Ein Projekt der Synagogen-Gemeinde Köln und der Landesverbände
der Jüdischen Gemeinden von Nordrhein und Westfalen-Lippe
durchgeführt vom NS-Dokumentationszentrum der Stadt Köln
Lebensgeschichten jüdischer Zuwanderer aus der ehemaligen Sowjetunion
in Nordrhein-Westfalen

Истории жизни еврейских иммигрантов, приехавших из бывшего Советского Союза и поселившихся
в федеральной земле Северный Рейн-Вестфалия
  1. Ich versuchte ein Studium aufzunehmen. Zunächst wollte ich da studieren, wo mein Bruder arbeitete. Ich wurde dann zwar Lehrerin für Literatur, damals war ich (aber) eigentlich die beste Mathematikerin an der Schule. Ich gewann den Mathe-Stadtwettbewerb. Ich wollte da sein, wo mein Bruder war. Mein Bruder arbeitete sich schon ganz nach oben, ich war noch unten. Er war die ganze Zeit mein Vorbild.
  2. Meine Unterlagen wurden da (an seinem Institut) aber nicht angenommen, denn ich schrieb, ich sei Tochter eines „Volksfeindes“. Ein Lebenslauf musste unbedingt eingereicht werden. Ich wollte dann Mathe an der Uni studieren – Nein. Ich versuchte, an die technischen Hochschulen zu kommen – Nein. Dann beschloss ich, an der Pädagogischen Hochschule zu studieren. Noch tiefer ging es nicht, da war das Stipendium am geringsten…

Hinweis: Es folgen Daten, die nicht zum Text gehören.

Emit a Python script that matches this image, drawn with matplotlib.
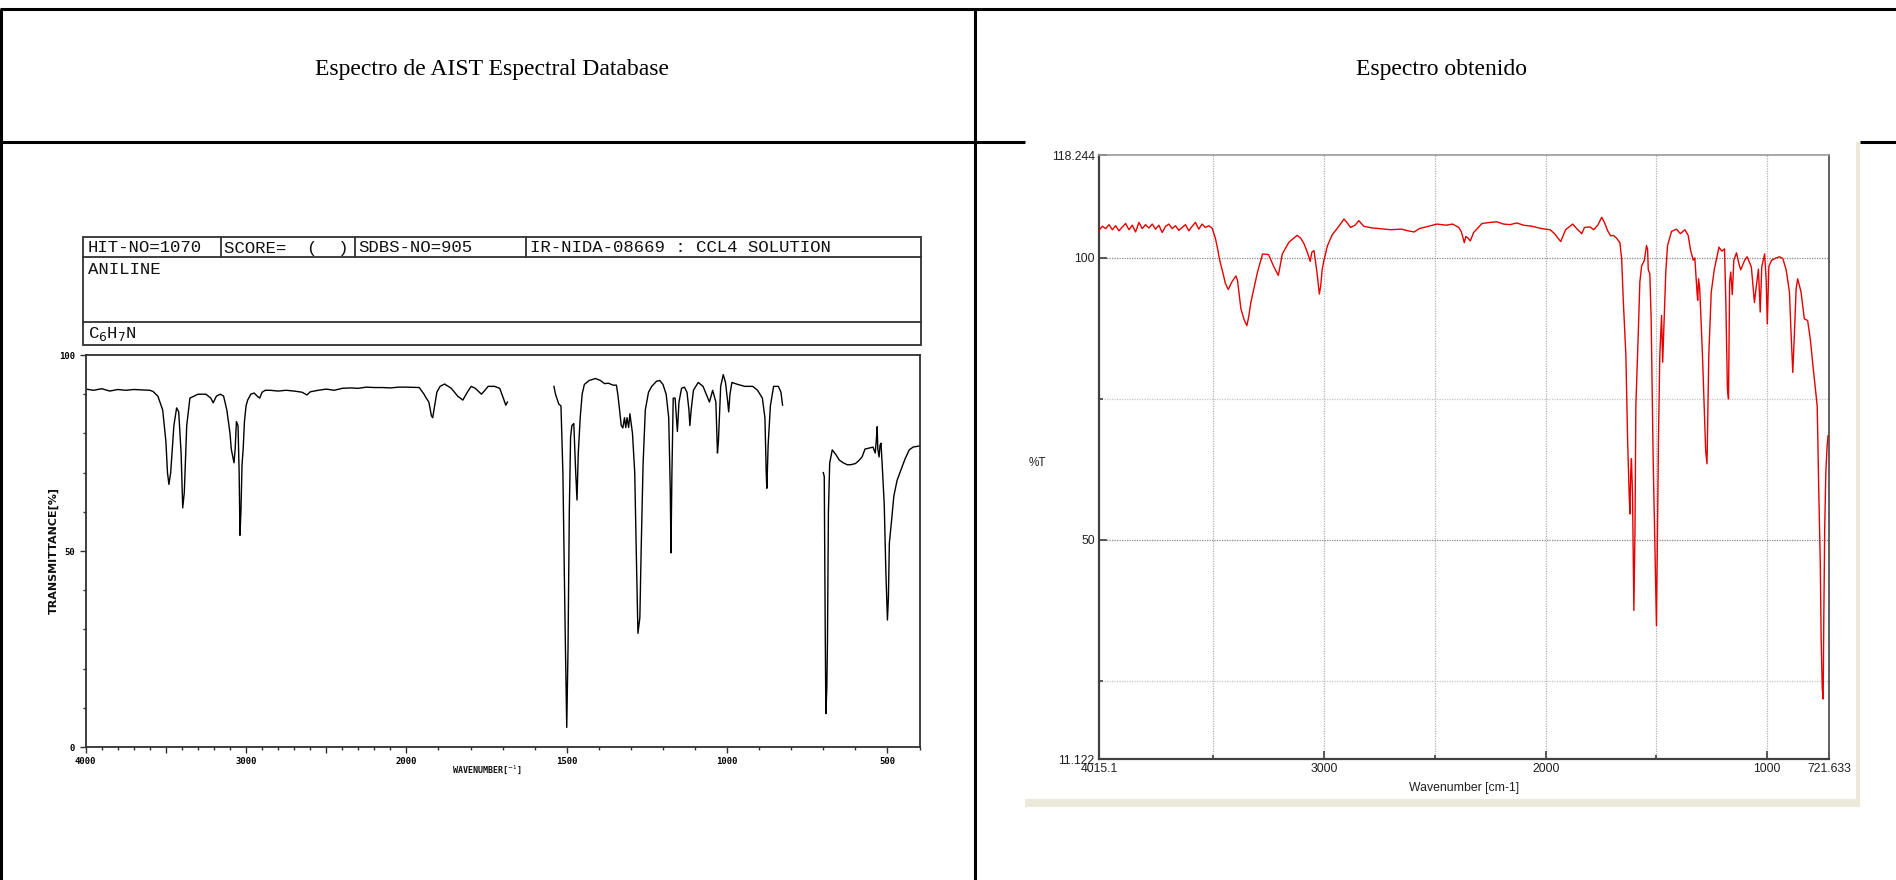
import matplotlib
matplotlib.use("Agg")
import matplotlib.pyplot as plt
from matplotlib.patches import Rectangle
import numpy as np

W, H = 1896, 880

# ---- reference spectrum (AIST / SDBS, aniline in CCl4) ----
ref_wn_1 = [4000, 3950, 3900, 3850, 3800, 3750, 3700, 3650, 3600, 3580, 3550, 3520, 3500,
            3490, 3481, 3470, 3450, 3433, 3420, 3405, 3395, 3385, 3370, 3350, 3300, 3250,
            3220, 3205, 3185, 3160, 3140, 3120, 3100, 3092, 3085, 3075, 3068, 3060, 3050,
            3043, 3038, 3032, 3025, 3018, 3010, 3000, 2990, 2970, 2950, 2930, 2915, 2900,
            2880, 2850, 2800, 2750, 2700, 2650, 2620, 2600, 2550, 2500, 2450, 2400, 2350,
            2300, 2250, 2200, 2150, 2100, 2050, 2000, 1960, 1945, 1938, 1930, 1922, 1918,
            1912, 1905, 1895, 1881, 1860, 1840, 1824, 1810, 1798, 1785, 1766, 1755, 1745,
            1725, 1709, 1700, 1690, 1685]
ref_t_1 = [91.3, 91.0, 91.4, 90.8, 91.2, 91.0, 91.2, 91.1, 91.0, 90.7, 89.5, 86, 78,
           70, 67, 70, 82, 86.5, 85.5, 75, 61, 65, 82, 89, 90, 90,
           89, 87.8, 89.5, 90, 89.5, 86, 80, 76, 74.5, 72.5, 76, 83, 82,
           70, 54, 60, 72, 76, 83, 87, 88.5, 90, 90.3, 89.5, 89, 90.5,
           91, 91, 90.8, 91, 90.8, 90.5, 89.8, 90.6, 91, 91.3, 91.0, 91.5, 91.6,
           91.5, 91.8, 91.7, 91.7, 91.6, 91.8, 91.8, 91.7, 90, 89, 88, 84.5, 84.0,
           87, 90.5, 92, 92.6, 91.5, 89.5, 88.5, 90.5, 92, 91.5, 90, 91, 92,
           92, 91.5, 89.5, 87.2, 88]

ref_wn_2 = [1540, 1535, 1525, 1518, 1512, 1505, 1500, 1496, 1492, 1488, 1484, 1478, 1472,
            1468, 1464, 1458, 1452, 1445, 1430, 1410, 1395, 1382, 1370, 1355, 1345, 1340,
            1330, 1325, 1320, 1316, 1312, 1307, 1303, 1295, 1288, 1282, 1278, 1272, 1268,
            1262, 1255, 1245, 1235, 1220, 1210, 1200, 1190, 1182, 1177, 1175, 1172, 1168,
            1162, 1158, 1155, 1150, 1142, 1133, 1125, 1119, 1116, 1112, 1105, 1090, 1075,
            1065, 1055, 1045, 1035, 1030, 1027, 1020, 1012, 1005, 998, 995, 991, 985, 967,
            945, 920, 905, 890, 882, 878, 876, 872, 865, 855, 840, 832, 827]
ref_t_2 = [92, 90, 87.5, 87, 70, 30, 5, 25, 60, 79, 82, 82.5, 70,
           63, 75, 84, 90, 92.5, 93.5, 94, 93.5, 92.7, 92.8, 92.3, 92.3, 89.5,
           82, 81.4, 84, 81.5, 84, 81.5, 85, 80, 70, 45, 29, 33, 50,
           72, 86, 90.5, 92, 93.3, 93.5, 92.5, 90, 84, 65, 49.5, 70, 89,
           89, 84, 80.5, 88, 91.5, 91.8, 90.5, 86, 82, 86, 91, 93, 92,
           90, 88, 91, 88, 75, 78, 92, 95, 93, 88, 85.5, 90, 93, 92.5,
           92, 92, 91, 89, 84, 70, 66, 77, 87, 92, 92, 90.5, 87.2]

ref_wn_3 = [700, 697, 694, 692, 689, 687, 684, 680, 672, 660, 650, 638, 625, 615, 600,
            590, 579, 570, 545, 538, 534, 532, 530, 526, 523, 520, 517, 510, 505, 500,
            497, 494, 488, 480, 470, 461, 445, 432, 420, 414, 400]
ref_t_3 = [70, 69, 30, 8.5, 15, 27, 60, 72.5, 75.8, 74.5, 73.2, 72.5, 72, 72, 72.3,
           73, 74, 76, 76.5, 75, 79, 81.7, 76, 74, 77, 77.5, 73, 62, 45, 32.4,
           38, 52, 57, 64, 68, 70, 73.5, 75.8, 76.5, 76.6, 76.8]

# ---- measured spectrum ----
obt_wn = [4015.1, 4000, 3985, 3970, 3955, 3940, 3925, 3910, 3895, 3880, 3865, 3850, 3835,
          3820, 3805, 3790, 3775, 3760, 3745, 3730, 3715, 3700, 3685, 3670, 3655, 3640,
          3625, 3610, 3595, 3580, 3565, 3550, 3535, 3520, 3505,
          3490, 3480, 3470, 3457, 3445, 3432, 3415, 3397, 3390, 3375, 3360, 3348, 3340,
          3330, 3300, 3277, 3250, 3226, 3206, 3188, 3158, 3121, 3105, 3090, 3077, 3062,
          3055, 3045, 3032, 3021, 3015, 3008, 3000, 2985, 2963, 2935, 2910, 2895, 2880,
          2860, 2843, 2820, 2780, 2750, 2700, 2650, 2620, 2593, 2570, 2530, 2490, 2450,
          2420, 2392, 2380, 2367, 2360, 2350, 2340, 2325, 2287, 2250, 2220, 2190, 2160,
          2130, 2100, 2060, 2030, 2002, 1980, 1960, 1932, 1910, 1878, 1860, 1837, 1825,
          1800, 1783, 1765, 1747, 1735, 1720, 1707, 1695, 1680, 1665, 1657, 1650, 1638,
          1630, 1623, 1620, 1616, 1613, 1608, 1602, 1597, 1593, 1582, 1575, 1567, 1555,
          1545, 1540, 1537, 1530, 1524, 1515, 1500, 1497, 1491, 1485, 1477, 1472, 1466,
          1458, 1450, 1432, 1410, 1392, 1372, 1357, 1346, 1334, 1327, 1317, 1314, 1310,
          1305, 1293, 1282, 1278, 1272, 1264, 1253, 1239, 1218, 1205, 1193, 1187, 1180,
          1175, 1170, 1165, 1158, 1151, 1139, 1127, 1120, 1102, 1091, 1072, 1058, 1052,
          1040, 1032, 1025, 1012, 1005, 1000, 993, 980, 960, 945, 930, 915, 900, 893,
          885, 878, 870, 863, 848, 833, 818, 806, 794, 775, 772, 768, 761, 757, 752,
          748, 745, 741, 736, 730, 726, 721.633]
obt_t = [104.9, 105.6, 105.2, 105.9, 105.0, 105.7, 104.8, 105.5, 106.1, 105.0, 105.8, 104.6, 106.3,
         105.2, 105.9, 105.3, 106.0, 105.1, 105.8, 104.5, 105.6, 106.0, 105.2, 105.7, 104.9, 105.4,
         105.9, 104.8, 105.6, 106.3, 105.1, 106.0, 105.4, 105.7, 105.3,
         103.5, 101.6, 99.5, 97.5, 95.5, 94.4, 95.8, 96.8, 96, 91, 89, 88, 89.5,
         92.1, 97.5, 100.7, 100.6, 98.4, 96.9, 100.7, 102.8, 104, 103.5, 102.5, 101.2, 99.4,
         101, 101.3, 97.5, 93.6, 95, 98, 99.6, 102.1, 104.1, 105.5, 106.9, 106.2, 105.4,
         105.8, 106.6, 105.6, 105.3, 105.2, 105.0, 105.1, 104.8, 104.6, 105.2, 105.6, 106.0, 105.8,
         106.0, 105.4, 104.6, 102.7, 103.8, 103.5, 103.0, 104.5, 106.1, 106.3, 106.4, 106.0, 105.9,
         106.2, 105.8, 105.6, 105.3, 105.1, 105.0, 104.3, 102.9, 105.0, 106.0, 105.2, 104.3, 105.4,
         105.5, 105.0, 105.8, 107.2, 106.3, 104.8, 103.9, 104.0, 103.5, 102.7, 99.8, 92.7, 82.7,
         67.3, 57.9, 54.6, 62, 64.4, 58, 37.5, 51.4, 73.8, 86.8, 95.7, 98.6, 99.5,
         102.2, 101.5, 97.9, 97.2, 89.2, 64.4, 34.8, 45.4, 67.9, 82.7, 89.8, 81.5, 88.6,
         97.5, 102.2, 104.7, 105.1, 104.3, 105.0, 104.0, 101.3, 99.6, 100.0, 93.9, 92.5, 96.3,
         94.6, 83.3, 70.3, 65.8, 63.5, 82.7, 93.9, 98.0, 101.9, 101.2, 101.6, 92.1, 76.8,
         75.0, 95.7, 97.5, 93.5, 99.6, 100.9, 98.8, 97.9, 99.6, 100.2, 98.4, 92.1, 94.2,
         98.0, 90.4, 98.4, 100.7, 96.0, 88.3, 98.5, 99.6, 100.0, 100.2, 99.9, 97.9, 93.9, 86.8,
         79.7, 86.2, 94.5, 96.3, 94.0, 89.2, 88.9, 85.6, 80.9, 73.8, 67.9, 59.0, 46.0, 32.4, 23.6,
         21.8, 36.6, 52.0, 62.0, 66.7, 68.5, 68.5]

ref_xticks = [4000, 3500, 3000, 2500, 2000, 1500, 1000, 500]
ref_xlabels = ["4000", "", "3000", "", "2000", "1500", "1000", "500"]
obt_xticks = [4015.1, 3000, 2000, 1000, 721.633]
obt_yticks = [11.122, 50, 100, 118.244]

fig = plt.figure(figsize=(W / 100, H / 100), dpi=100)

# page / table layer in pixel coords
bg = fig.add_axes([0, 0, 1, 1], zorder=0)
bg.set_xlim(0, W)
bg.set_ylim(H, 0)
bg.axis("off")

# screenshot frame on the right
bg.add_patch(Rectangle((1025, 799), 835, 8, color="#ece9d8", lw=0))
bg.add_patch(Rectangle((1856.5, 142.5), 4, 664, color="#ece9d8", lw=0))

tl = dict(color="black", lw=2.2, solid_capstyle="butt")
bg.plot([0, W], [9.5, 9.5], **tl)
bg.plot([1.2, 1.2], [9.5, H], **tl)
bg.plot([975.5, 975.5], [9.5, H], **tl)
bg.plot([0, 1025], [141.7, 141.7], **tl)
bg.plot([1860.5, W], [141.7, 141.7], **tl)

serif = ["Liberation Serif", "DejaVu Serif"]
bg.text(492, 70, "Espectro de AIST Espectral Database", family=serif, fontsize=17,
        ha="center", va="center")
bg.text(1442, 70, "Espectro obtenido", family=serif, fontsize=17, ha="center", va="center")

# SDBS header box
hb = dict(color="#303030", lw=1.3)
bg.add_patch(Rectangle((83, 237), 838, 108, fill=False, ec="#303030", lw=1.3))
bg.plot([83, 921], [257, 257], **hb)
bg.plot([83, 921], [322, 322], **hb)
for xc in [221, 355, 526]:
    bg.plot([xc, xc], [237, 257], **hb)
mono = ["Liberation Mono", "DejaVu Sans Mono"]
hdr = dict(family=mono, fontsize=12.5, va="center", ha="left", color="#111111")
bg.text(88, 248, "HIT-NO=1070", **hdr)
bg.text(224, 248, "SCORE=  (  )", **hdr)
bg.text(358, 248, "SDBS-NO=905", **hdr)
bg.text(530, 248, "IR-NIDA-08669 : CCL4 SOLUTION", **hdr)
bg.text(88, 269, "ANILINE", **hdr)
bg.text(88, 334, "C$_6$H$_7$N", **hdr)

tiny = ["DejaVu Sans Mono"]
small = dict(family=tiny, fontsize=6, weight="bold", color="#111111")
bg.text(54, 550, "TRANSMITTANCE[%]", family=["DejaVu Sans"], fontsize=8, weight="bold",
        rotation=90, ha="center", va="center", color="#111111")
bg.text(487, 770, "WAVENUMBER[$^{-1}$]", ha="center", va="center", **small)

bg.text(1037, 463, "%T", family=["Liberation Sans", "DejaVu Sans"], fontsize=8.5,
        ha="center", va="center", color="#202020")
bg.text(1464, 788, "Wavenumber [cm-1]", family=["Liberation Sans", "DejaVu Sans"],
        fontsize=8.8, ha="center", va="center", color="#202020")


# ---- left: reference spectrum, split wavenumber scale ----
def fwd(w):
    w = np.asarray(w, dtype=float)
    return np.where(w >= 2000, w, 2 * w - 2000)


def inv(u):
    u = np.asarray(u, dtype=float)
    return np.where(u >= 2000, u, (u + 2000) / 2)


ax1 = fig.add_axes([85.7 / W, 1 - 747 / H, 833.8 / W, 392 / H], zorder=2)
ax1.set_xscale("function", functions=(fwd, inv))
for wn, t in [(ref_wn_1, ref_t_1), (ref_wn_2, ref_t_2), (ref_wn_3, ref_t_3)]:
    ax1.plot(wn, t, color="black", lw=1.0)
ax1.set_xlim(4000, 400)
ax1.set_ylim(0, 100)
ax1.set_xticks(ref_xticks)
ax1.set_xticklabels(ref_xlabels)
ax1.set_xticks(list(range(400, 4001, 100)), minor=True)
ax1.set_yticks([0, 50, 100])
ax1.set_yticklabels(["0", "50", "100"])
ax1.set_yticks(list(range(0, 101, 10)), minor=True)
ax1.tick_params(which="major", length=4.5, width=1, color="#303030", pad=3)
ax1.tick_params(which="minor", length=2.2, width=1, color="#303030")
for lab in ax1.get_xticklabels() + ax1.get_yticklabels():
    lab.set_family(tiny)
    lab.set_fontsize(6.5)
    lab.set_fontweight("bold")
for sp in ax1.spines.values():
    sp.set_color("#303030")
    sp.set_linewidth(1.3)

# ---- right: measured spectrum ----
ax2 = fig.add_axes([1099 / W, 1 - 759.3 / H, 730 / W, 604.3 / H], zorder=2)
for g in [3500, 3000, 2500, 2000, 1500, 1000]:
    ax2.axvline(g, color="#b0b0b0", lw=0.9, ls=(0, (1, 1)), zorder=1)
for g, c in [(100, "#888888"), (75, "#c4c4c4"), (50, "#888888"), (25, "#c4c4c4")]:
    ax2.axhline(g, color=c, lw=0.9, ls=(0, (1, 1)), zorder=1)
ax2.plot(obt_wn, obt_t, color="#e60000", lw=1.0, zorder=3)
ax2.set_xlim(4015.1, 721.633)
ax2.set_ylim(11.122, 118.244)
ax2.set_xticks(obt_xticks)
ax2.set_xticklabels(["4015.1", "3000", "2000", "1000", "721.633"])
ax2.set_xticks([3500, 2500, 1500], minor=True)
ax2.set_yticks(obt_yticks)
ax2.set_yticklabels(["11.122", "50", "100", "118.244"])
ax2.set_yticks([25, 75], minor=True)
ax2.tick_params(which="major", direction="in", length=5.5, width=1.2, color="#404040", pad=3)
ax2.tick_params(which="minor", direction="in", length=2.8, width=1.2, color="#404040")
for lab in ax2.get_xticklabels() + ax2.get_yticklabels():
    lab.set_family(["Liberation Sans", "DejaVu Sans"])
    lab.set_fontsize(8.8)
    lab.set_color("#202020")
ax2.spines["left"].set_color("#404040")
ax2.spines["bottom"].set_color("#404040")
ax2.spines["left"].set_linewidth(1.6)
ax2.spines["bottom"].set_linewidth(1.6)
ax2.spines["right"].set_color("#606060")
ax2.spines["right"].set_linewidth(1.4)
ax2.spines["top"].set_color("#999999")
ax2.spines["top"].set_linewidth(1.2)

fig.savefig("out.png", dpi=100)
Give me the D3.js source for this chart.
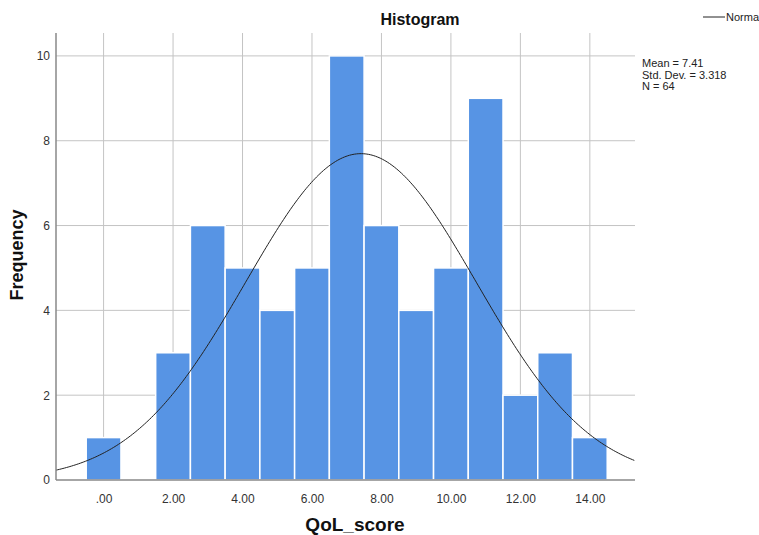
<html>
<head>
<script src="https://d3js.org/d3.v7.min.js"></script>
<style>
body { margin: 0; background: #fff; }
text { font-family: "Liberation Sans", Arial, sans-serif; }
</style>
</head>
<body>
<svg id="chart" width="759" height="535"></svg>
<script>
const binCenters = [0, 1, 2, 3, 4, 5, 6, 7, 8, 9, 10, 11, 12, 13, 14];
const counts = [1, 0, 3, 6, 5, 4, 5, 10, 6, 4, 5, 9, 2, 3, 1];
const xTicks = [0, 2, 4, 6, 8, 10, 12, 14];
const yTicks = [0, 2, 4, 6, 8, 10];
const mean = 7.41, sd = 3.318, n = 64;
const statLines = ["Mean = 7.41", "Std. Dev. = 3.318", "N = 64"];

const svg = d3.select("svg#chart");
const plotL = 56, plotR = 635, plotT = 33, plotB = 480;

const x = d3.scaleLinear().domain([-1.37, 15.3]).range([plotL, plotR]);
const y = d3.scaleLinear().domain([0, 10.54]).range([plotB, plotT]);

const grid = svg.append("g");
grid.selectAll("line.v").data(xTicks).join("line")
  .attr("x1", d => x(d)).attr("x2", d => x(d))
  .attr("y1", plotT).attr("y2", plotB)
  .attr("stroke", "#c4c4c4");
grid.selectAll("line.h").data(yTicks.slice(1)).join("line")
  .attr("x1", plotL).attr("x2", plotR)
  .attr("y1", d => y(d)).attr("y2", d => y(d))
  .attr("stroke", "#c4c4c4");

svg.append("g").selectAll("rect").data(binCenters).join("rect")
  .attr("x", d => x(d - 0.5))
  .attr("width", d => x(d + 0.5) - x(d - 0.5))
  .attr("y", (d, i) => y(counts[i]))
  .attr("height", (d, i) => y(0) - y(counts[i]))
  .attr("fill", "#5794e4")
  .attr("stroke", "#ffffff")
  .attr("stroke-width", 1.5);

// normal curve
const pts = d3.range(x.domain()[0], x.domain()[1] + 0.01, 0.05);
const pdf = v => n * Math.exp(-0.5 * ((v - mean) / sd) ** 2) / (sd * Math.sqrt(2 * Math.PI));
svg.append("path")
  .datum(pts)
  .attr("d", d3.line().x(d => x(d)).y(d => y(pdf(d))))
  .attr("fill", "none")
  .attr("stroke", "#222")
  .attr("stroke-width", 1);

// axes
const xAxis = svg.append("g").attr("transform", `translate(0,${plotB})`)
  .call(d3.axisBottom(x).tickValues(xTicks).tickSize(0).tickPadding(14)
    .tickFormat(d => d === 0 ? ".00" : d3.format(".2f")(d)));
xAxis.select(".domain").attr("d", `M${plotL},0H${plotR}`).attr("stroke", "#888").attr("stroke-width", 1.5);

const yAxis = svg.append("g").attr("transform", `translate(${plotL},0)`)
  .call(d3.axisLeft(y).tickValues(yTicks).tickSize(0).tickPadding(6));
yAxis.select(".domain").attr("d", `M0,${plotT}V${plotB}`).attr("stroke", "#888").attr("stroke-width", 1.5);

svg.selectAll(".tick text")
  .attr("font-family", "Liberation Sans, Arial, sans-serif")
  .attr("font-size", 12).attr("fill", "#333");

svg.append("text").attr("x", 420).attr("y", 25).attr("text-anchor", "middle")
  .attr("font-size", 16).attr("font-weight", "bold").attr("fill", "#111").text("Histogram");

svg.append("text").attr("transform", "translate(23,255) rotate(-90)")
  .attr("text-anchor", "middle").attr("font-size", 18).attr("font-weight", "bold")
  .attr("fill", "#111").text("Frequency");

svg.append("text").attr("x", 355).attr("y", 531).attr("text-anchor", "middle")
  .attr("font-size", 19).attr("font-weight", "bold").attr("fill", "#111").text("QoL_score");

// legend
svg.append("line").attr("x1", 703).attr("x2", 725).attr("y1", 17).attr("y2", 17)
  .attr("stroke", "#222");
svg.append("text").attr("x", 726).attr("y", 21).attr("font-size", 11).attr("fill", "#222").text("Norma");

svg.append("g").selectAll("text").data(statLines).join("text")
  .attr("x", 642).attr("y", (d, i) => 67 + i * 11.5)
  .attr("font-size", 11).attr("fill", "#222").text(d => d);
</script>
</body>
</html>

  3. Mein Bruder sagte: „Warum solltest du die ganze Zeit den Satz des Pythagoras wiederholen? So wirst du wahnsinnig. Gehe doch an die Literaturfakultät!“ Ich kam zum stellvertretenden Direktor und fragte, ob sie Kinder mit einer „beschädigten“ Biografie einschreiben würden. Er fragte: „Was genau?“ Ich sagte: „Meine Eltern sind verhaftet.“ – „Machen Sie die Prüfungen, wir nehmen die Unterlagen an.“
  4. Aber erst 1990 erfuhr ich die Wahrheit. Ich brauchte da eine Bescheinigung, dass ich zwei Jahre (studiert habe)… – dann kam der Krieg. Also zwei Jahre Studium, das war für die Rente nötig. Die Bescheinigung kam und kam nicht. Ich machte mich zusammen mit einem Genossen von „Memorial“ auf den Weg dahin: „Nun, was soll das?“
  5. Die Archivleiterin sagte: „Erst als ich ihre Biografie gelesen hatte, habe ich verstanden, was Sache ist. Bedanken Sie sich bei Ihren Lehrern.“ Ich fragte: „Warum das denn?“ Sie sagte, mein Name fehle auf der Liste der zum Studium Zugelassenen. Ich sagte: „Wie? … Ich habe doch ein Stipendium bezogen!“ – „Richtig.“ – „Und später, als die Studiengebühr eingeführt wurde, war ich davon befreit.“ – „Richtig.“
  6. Damals lebte eine von unseren Lehrerinnen noch und sie offenbarte mir: Als bekannt wurde, dass so ein Mädchen (wie ich) zum Studium nicht zugelassen wird, haben vier Hochschullehrer (geholfen). Zwei von ihnen waren Professoren: Boris Borowskij, unser stellvertretender Dekan und Boris Larin, Inhaber des Lehrstuhls für Russisch. Und die Dozentin Dina Matulskaja und der Dozent Leonid Troizkij. Sie nahmen sich meiner an, zahlten mir das Stipendium und die Studiengebühr für mich, ohne ein einziges Wort darüber zu verlieren.